### [Aim]
Your task is to reproduce, verbatim and without pictures, the lines from the opening of the listing through the line containing "(8,8) -- (8,588);".

### [Supplied information]
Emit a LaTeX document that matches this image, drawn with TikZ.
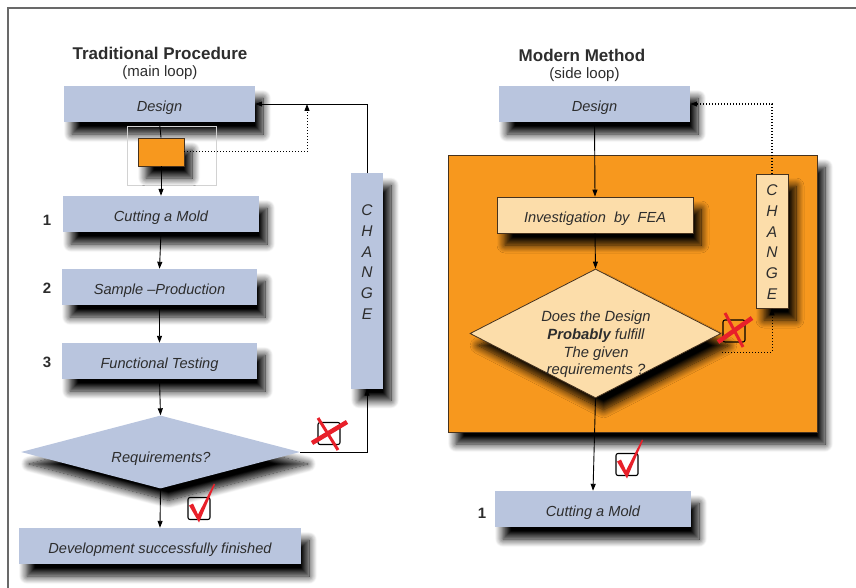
\documentclass[tikz,border=0pt]{standalone}
\usepackage{fontspec}
\setmainfont{Liberation Sans}
\usetikzlibrary{shapes.geometric,arrows.meta,shadows.blur}
\definecolor{boxblue}{RGB}{185,197,222}
\definecolor{orng}{RGB}{247,152,30}
\definecolor{peach}{RGB}{252,221,170}
\definecolor{txt}{RGB}{45,45,45}
\definecolor{markred}{RGB}{232,32,42}
\definecolor{framegray}{RGB}{105,105,105}
\definecolor{edgedark}{RGB}{70,50,30}
\begin{document}
\begin{tikzpicture}[x=1pt,y=-1pt,
  font=\fontsize{14.6}{17}\selectfont,
  shad/.style={blur shadow={shadow xshift=8pt,shadow yshift=-12pt,shadow blur radius=8pt,shadow opacity=100,shadow blur steps=12}},
  bluebox/.style={shape=rectangle,fill=boxblue,inner sep=0pt,shad,text=txt,text height=15pt,text depth=0pt,font=\fontsize{14.6}{17}\selectfont\itshape},
  peachbox/.style={shape=rectangle,fill=peach,draw=edgedark,line width=0.8pt,inner sep=0pt,shad,text=txt,text height=15pt,text depth=0pt,font=\fontsize{14.6}{17}\selectfont\itshape},
  title/.style={text=txt,font=\fontsize{17}{20}\selectfont\bfseries},
  subtitle/.style={text=txt,font=\fontsize{15}{18}\selectfont},
  num/.style={text=txt,font=\fontsize{15}{18}\selectfont\bfseries},
  lettercol/.style={text=txt,align=center,font=\fontsize{15.5}{20.8}\selectfont\itshape},
  arr/.style={-{Triangle[length=7pt,width=5pt]},line width=0.9pt,black},
  dotarr/.style={-{Triangle[length=7pt,width=5pt]},line width=1pt,black,dotted},
  plainline/.style={line width=0.9pt,black},
  chkbox/.style={draw=black,line width=1.1pt,rounded corners=2pt,minimum size=22pt,inner sep=0pt},
  crossline/.style={markred,line width=4.5pt}
]
\useasboundingbox (0,0) rectangle (856,588);
% frame
\draw[framegray,line width=2pt] (7,8) -- (856,8);
\draw[framegray,line width=2pt] (8,8) -- (8,588);

% ---------- left: Traditional Procedure ----------
\node[title] (ltitle) at (160,53) {Traditional Procedure};
\node[subtitle] (lsub) at (160,73) {(main loop)};

\node[bluebox,minimum width=191pt,minimum height=36pt] (ldesign) at (159.5,104) {Design};
\node[draw=gray!35,line width=0.5pt,minimum width=89pt,minimum height=59pt,inner sep=0pt] (lfaint) at (171.5,155.5) {};
\node[fill=orng,draw=edgedark,line width=0.8pt,minimum width=46pt,minimum height=28pt,inner sep=0pt,shad] (lorange) at (161,152) {};

\node[bluebox,minimum width=196pt,minimum height=36pt] (lcut) at (161,214) {Cutting a Mold};
\node[bluebox,minimum width=195pt,minimum height=36pt] (lsample) at (159.5,287) {Sample –Production};
\node[bluebox,minimum width=195pt,minimum height=36pt] (lfunc) at (159.5,361) {Functional Testing};
\node[num] (n1) at (47,220) {1};
\node[num] (n2) at (47,288) {2};
\node[num] (n3) at (47,362) {3};

\node[diamond,fill=boxblue,inner sep=0pt,minimum width=279pt,minimum height=73pt,shad] (ldia) at (160.5,452) {};
\node[text=txt,font=\fontsize{14.6}{17}\selectfont\itshape] (ldiatext) at (161,458.5) {Requirements?};

\node[bluebox,minimum width=282pt,minimum height=36pt] (ldev) at (160,546) {Development successfully finished};

\node[bluebox,minimum width=32pt,minimum height=215pt] (lchange) at (367,281) {};
\node[lettercol] (lchangetxt) at (367,262) {C\\H\\A\\N\\G\\E};

\coordinate (ljoin) at (307,104);
\draw[plainline] (ldesign.south) -- (lorange.north);
\draw[arr] (lorange.south) -- (lcut.north);
\draw[arr] (lcut.south) -- (lsample.north);
\draw[arr] (lsample.south) -- (lfunc.north);
\draw[arr] (lfunc.south) -- (ldia.north);
\draw[arr] (ldia.south) -- (ldev.north);
\draw[arr] (ldia.east) -| (lchange.south);
\draw[arr] (lchange.north) |- (ldesign.east);
\draw[dotarr] (lorange.east) -| (ljoin);

% marks left
\node[chkbox] (lcross) at (329,433.5) {};
\begin{scope}[shift={(lcross.center)}]
\draw[crossline] (-17,9.5) -- (18,-11.5);
\draw[crossline,line width=3pt] (-11,-15.5) -- (9,16.5);
\end{scope}
\node[chkbox] (lcheck) at (199,508.5) {};
\begin{scope}[shift={(lcheck.center)}]
\fill[markred] (-10,-3) -- (-6,-5) -- (-1,6) -- (15,-25) -- (16,-24) -- (0,14) -- cycle;
\end{scope}

% ---------- right: Modern Method ----------
\node[title] (rtitle) at (582,55) {Modern Method};
\node[subtitle] (rsub) at (584.5,75) {(side loop)};

\node[bluebox,minimum width=191pt,minimum height=36pt] (rdesign) at (594.5,104) {Design};

\node[fill=orng,draw=edgedark,line width=0.9pt,minimum width=369pt,minimum height=277pt,inner sep=0pt,shad] (rarea) at (632.5,293.5) {};

\node[peachbox,minimum width=196pt,minimum height=36pt] (rfea) at (595,215) {Investigation\ \ by\ \ FEA};

\node[diamond,fill=peach,draw=edgedark,line width=0.8pt,inner sep=0pt,minimum width=251pt,minimum height=129pt,shad] (rdia) at (595.5,333.5) {};
\node[text=txt,align=center,font=\fontsize{14.8}{17.7}\selectfont\itshape] (rdiatext) at (596,344.5) {Does the Design\\\textbf{Probably} fulfill\\The given\\requirements ?};

\node[peachbox,minimum width=32pt,minimum height=134pt] (rchange) at (772,241) {};
\node[lettercol] (rchangetxt) at (772,242) {C\\H\\A\\N\\G\\E};

\node[bluebox,minimum width=196pt,minimum height=36pt] (rcut) at (593,509) {Cutting a Mold};
\node[num] (rn1) at (482,513) {1};

\coordinate (rout) at (722,352);
\draw[arr] (rdesign.south) -- (rfea.north);
\draw[arr] (rfea.south) -- (rdia.north);
\draw[arr] (rdia.south) -- (rcut.north);
\draw[dotarr] (rout) -| (rchange.south);
\draw[dotarr,line width=1.4pt] (rchange.north) |- (rdesign.east);

% marks right
\node[chkbox] (rcross) at (734,331) {};
\begin{scope}[shift={(rcross.center)}]
\draw[crossline] (-16,11) -- (18,-13);
\draw[crossline,line width=3pt] (-9,-18) -- (9,16);
\end{scope}
\node[chkbox] (rcheck) at (627,464.5) {};
\begin{scope}[shift={(rcheck.center)}]
\fill[markred] (-10,-3) -- (-6,-5) -- (-1,6) -- (15,-25) -- (16,-24) -- (0,14) -- cycle;
\end{scope}
\end{tikzpicture}
\end{document}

### [Complete answer]
Emit a LaTeX document that matches this image, drawn with TikZ.
\documentclass[tikz,border=0pt]{standalone}
\usepackage{fontspec}
\setmainfont{Liberation Sans}
\usetikzlibrary{shapes.geometric,arrows.meta,shadows.blur}
\definecolor{boxblue}{RGB}{185,197,222}
\definecolor{orng}{RGB}{247,152,30}
\definecolor{peach}{RGB}{252,221,170}
\definecolor{txt}{RGB}{45,45,45}
\definecolor{markred}{RGB}{232,32,42}
\definecolor{framegray}{RGB}{105,105,105}
\definecolor{edgedark}{RGB}{70,50,30}
\begin{document}
\begin{tikzpicture}[x=1pt,y=-1pt,
  font=\fontsize{14.6}{17}\selectfont,
  shad/.style={blur shadow={shadow xshift=8pt,shadow yshift=-12pt,shadow blur radius=8pt,shadow opacity=100,shadow blur steps=12}},
  bluebox/.style={shape=rectangle,fill=boxblue,inner sep=0pt,shad,text=txt,text height=15pt,text depth=0pt,font=\fontsize{14.6}{17}\selectfont\itshape},
  peachbox/.style={shape=rectangle,fill=peach,draw=edgedark,line width=0.8pt,inner sep=0pt,shad,text=txt,text height=15pt,text depth=0pt,font=\fontsize{14.6}{17}\selectfont\itshape},
  title/.style={text=txt,font=\fontsize{17}{20}\selectfont\bfseries},
  subtitle/.style={text=txt,font=\fontsize{15}{18}\selectfont},
  num/.style={text=txt,font=\fontsize{15}{18}\selectfont\bfseries},
  lettercol/.style={text=txt,align=center,font=\fontsize{15.5}{20.8}\selectfont\itshape},
  arr/.style={-{Triangle[length=7pt,width=5pt]},line width=0.9pt,black},
  dotarr/.style={-{Triangle[length=7pt,width=5pt]},line width=1pt,black,dotted},
  plainline/.style={line width=0.9pt,black},
  chkbox/.style={draw=black,line width=1.1pt,rounded corners=2pt,minimum size=22pt,inner sep=0pt},
  crossline/.style={markred,line width=4.5pt}
]
\useasboundingbox (0,0) rectangle (856,588);
% frame
\draw[framegray,line width=2pt] (7,8) -- (856,8);
\draw[framegray,line width=2pt] (8,8) -- (8,588);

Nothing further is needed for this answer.